▶ **GIVEN INSTRUCTION**
Assemble all lines in which the string "this" appears.

▶ **PROVIDED INFORMATION**
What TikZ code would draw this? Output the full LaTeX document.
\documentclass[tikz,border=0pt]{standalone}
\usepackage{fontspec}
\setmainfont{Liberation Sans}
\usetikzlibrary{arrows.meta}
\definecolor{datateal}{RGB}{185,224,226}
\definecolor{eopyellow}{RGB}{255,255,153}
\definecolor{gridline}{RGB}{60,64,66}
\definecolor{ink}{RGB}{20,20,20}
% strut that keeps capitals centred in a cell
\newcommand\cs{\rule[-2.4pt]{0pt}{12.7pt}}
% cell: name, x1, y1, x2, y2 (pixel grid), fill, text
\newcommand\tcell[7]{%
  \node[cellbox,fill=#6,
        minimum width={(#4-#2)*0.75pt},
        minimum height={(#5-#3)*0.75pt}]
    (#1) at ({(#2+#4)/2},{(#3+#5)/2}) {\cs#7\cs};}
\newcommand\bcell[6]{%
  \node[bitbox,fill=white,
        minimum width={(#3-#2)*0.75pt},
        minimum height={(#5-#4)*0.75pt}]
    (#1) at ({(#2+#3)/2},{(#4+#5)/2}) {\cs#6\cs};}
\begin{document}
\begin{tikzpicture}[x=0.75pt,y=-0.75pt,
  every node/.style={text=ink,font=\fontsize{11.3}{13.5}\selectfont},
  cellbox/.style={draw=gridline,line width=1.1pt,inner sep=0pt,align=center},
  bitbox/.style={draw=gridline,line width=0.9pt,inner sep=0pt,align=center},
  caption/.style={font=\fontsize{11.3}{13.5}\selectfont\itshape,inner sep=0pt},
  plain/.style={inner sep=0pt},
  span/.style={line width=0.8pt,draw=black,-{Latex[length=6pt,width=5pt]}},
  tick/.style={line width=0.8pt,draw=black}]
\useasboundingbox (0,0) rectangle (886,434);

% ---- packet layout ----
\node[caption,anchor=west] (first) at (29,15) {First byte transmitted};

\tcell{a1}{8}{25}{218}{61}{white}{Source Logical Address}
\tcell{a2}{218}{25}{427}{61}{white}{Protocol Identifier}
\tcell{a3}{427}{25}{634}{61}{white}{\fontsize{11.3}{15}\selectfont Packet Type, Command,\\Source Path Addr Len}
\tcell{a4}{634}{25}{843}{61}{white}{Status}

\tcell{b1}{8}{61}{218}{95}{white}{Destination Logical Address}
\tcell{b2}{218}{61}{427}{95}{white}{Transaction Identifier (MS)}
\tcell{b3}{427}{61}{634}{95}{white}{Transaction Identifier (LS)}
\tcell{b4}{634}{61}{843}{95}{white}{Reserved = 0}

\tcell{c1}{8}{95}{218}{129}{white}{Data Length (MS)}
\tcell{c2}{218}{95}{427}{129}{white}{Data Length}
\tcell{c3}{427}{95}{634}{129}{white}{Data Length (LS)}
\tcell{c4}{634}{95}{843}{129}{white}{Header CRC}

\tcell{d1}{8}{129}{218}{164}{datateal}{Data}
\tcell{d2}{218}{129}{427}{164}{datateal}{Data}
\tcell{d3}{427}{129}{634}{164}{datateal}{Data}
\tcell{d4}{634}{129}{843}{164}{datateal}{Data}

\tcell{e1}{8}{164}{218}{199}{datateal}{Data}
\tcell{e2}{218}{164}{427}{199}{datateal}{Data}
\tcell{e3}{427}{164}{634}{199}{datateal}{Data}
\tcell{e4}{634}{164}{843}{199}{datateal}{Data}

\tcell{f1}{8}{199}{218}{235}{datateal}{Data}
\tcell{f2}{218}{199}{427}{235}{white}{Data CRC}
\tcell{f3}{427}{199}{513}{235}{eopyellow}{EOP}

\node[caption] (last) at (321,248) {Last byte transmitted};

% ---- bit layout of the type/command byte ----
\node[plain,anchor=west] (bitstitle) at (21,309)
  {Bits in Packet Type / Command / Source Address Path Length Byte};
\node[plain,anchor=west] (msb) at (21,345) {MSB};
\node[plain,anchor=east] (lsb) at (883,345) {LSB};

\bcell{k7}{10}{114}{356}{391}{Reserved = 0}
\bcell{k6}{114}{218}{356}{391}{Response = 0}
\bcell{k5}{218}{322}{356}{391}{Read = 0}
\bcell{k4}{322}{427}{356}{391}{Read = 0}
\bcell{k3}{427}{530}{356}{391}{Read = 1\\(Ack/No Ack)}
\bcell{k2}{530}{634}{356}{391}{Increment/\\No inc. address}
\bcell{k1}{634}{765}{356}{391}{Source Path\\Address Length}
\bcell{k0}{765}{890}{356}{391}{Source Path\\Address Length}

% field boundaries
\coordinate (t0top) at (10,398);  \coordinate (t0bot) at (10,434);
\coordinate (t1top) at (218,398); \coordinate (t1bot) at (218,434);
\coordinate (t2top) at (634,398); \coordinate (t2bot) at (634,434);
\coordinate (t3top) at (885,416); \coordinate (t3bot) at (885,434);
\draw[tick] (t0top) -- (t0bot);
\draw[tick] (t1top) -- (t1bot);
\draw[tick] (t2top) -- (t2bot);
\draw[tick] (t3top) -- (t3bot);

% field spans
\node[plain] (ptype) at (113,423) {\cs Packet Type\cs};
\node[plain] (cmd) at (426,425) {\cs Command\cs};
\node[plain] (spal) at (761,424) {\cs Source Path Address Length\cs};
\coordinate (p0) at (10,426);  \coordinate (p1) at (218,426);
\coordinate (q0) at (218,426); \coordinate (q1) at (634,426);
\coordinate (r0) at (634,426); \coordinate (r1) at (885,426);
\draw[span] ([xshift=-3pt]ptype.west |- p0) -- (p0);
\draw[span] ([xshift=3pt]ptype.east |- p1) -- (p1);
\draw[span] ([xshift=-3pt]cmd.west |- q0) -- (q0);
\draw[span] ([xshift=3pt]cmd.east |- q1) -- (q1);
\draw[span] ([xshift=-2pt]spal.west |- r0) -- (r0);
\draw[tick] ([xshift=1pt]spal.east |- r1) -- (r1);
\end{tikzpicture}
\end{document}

--

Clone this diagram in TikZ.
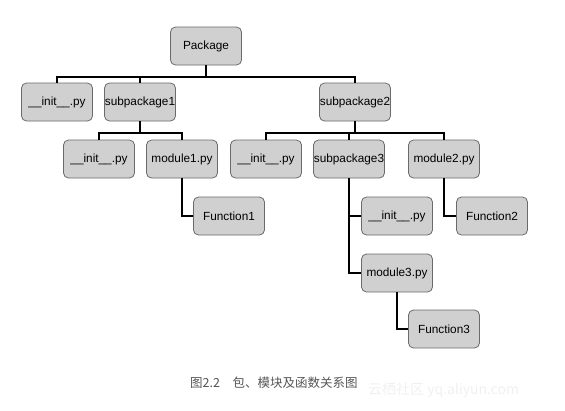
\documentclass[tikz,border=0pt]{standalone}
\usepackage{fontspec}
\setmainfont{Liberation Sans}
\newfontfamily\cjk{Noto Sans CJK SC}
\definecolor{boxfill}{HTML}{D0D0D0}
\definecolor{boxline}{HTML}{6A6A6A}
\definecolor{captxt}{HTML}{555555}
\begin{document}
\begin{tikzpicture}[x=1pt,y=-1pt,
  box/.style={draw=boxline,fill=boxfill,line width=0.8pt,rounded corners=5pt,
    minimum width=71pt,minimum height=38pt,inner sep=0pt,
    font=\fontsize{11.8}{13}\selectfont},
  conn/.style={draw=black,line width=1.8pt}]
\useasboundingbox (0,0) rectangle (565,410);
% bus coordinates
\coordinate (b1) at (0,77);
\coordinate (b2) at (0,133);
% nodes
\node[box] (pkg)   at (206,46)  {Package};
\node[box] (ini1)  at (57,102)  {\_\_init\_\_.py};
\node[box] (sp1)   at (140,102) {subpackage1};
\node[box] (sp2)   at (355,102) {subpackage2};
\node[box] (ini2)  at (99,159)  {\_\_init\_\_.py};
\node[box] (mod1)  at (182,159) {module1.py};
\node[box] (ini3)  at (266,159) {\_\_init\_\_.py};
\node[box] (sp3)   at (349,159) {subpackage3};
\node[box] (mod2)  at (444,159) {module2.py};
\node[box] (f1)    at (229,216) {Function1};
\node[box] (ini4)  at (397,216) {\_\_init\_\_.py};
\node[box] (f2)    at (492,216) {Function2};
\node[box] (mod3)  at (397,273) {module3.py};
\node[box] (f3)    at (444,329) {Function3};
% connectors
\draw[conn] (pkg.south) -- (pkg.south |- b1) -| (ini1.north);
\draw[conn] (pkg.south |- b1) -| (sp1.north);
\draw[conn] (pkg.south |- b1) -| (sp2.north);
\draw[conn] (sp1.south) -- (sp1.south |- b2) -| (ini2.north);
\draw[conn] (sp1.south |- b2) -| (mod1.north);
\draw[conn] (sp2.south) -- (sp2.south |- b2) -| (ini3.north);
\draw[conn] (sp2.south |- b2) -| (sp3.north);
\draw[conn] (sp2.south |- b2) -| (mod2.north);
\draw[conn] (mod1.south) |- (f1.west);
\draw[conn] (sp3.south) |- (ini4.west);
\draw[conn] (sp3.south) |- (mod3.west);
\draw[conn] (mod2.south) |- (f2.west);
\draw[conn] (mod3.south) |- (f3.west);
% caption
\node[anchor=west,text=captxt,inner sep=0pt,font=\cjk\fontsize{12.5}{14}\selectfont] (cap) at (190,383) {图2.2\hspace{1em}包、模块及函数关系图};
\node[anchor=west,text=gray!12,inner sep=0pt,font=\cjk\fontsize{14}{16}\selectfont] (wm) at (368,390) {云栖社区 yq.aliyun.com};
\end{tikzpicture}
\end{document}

▶ **COMPLETE ANSWER**
What TikZ code would draw this? Output the full LaTeX document.
Clone this diagram in TikZ.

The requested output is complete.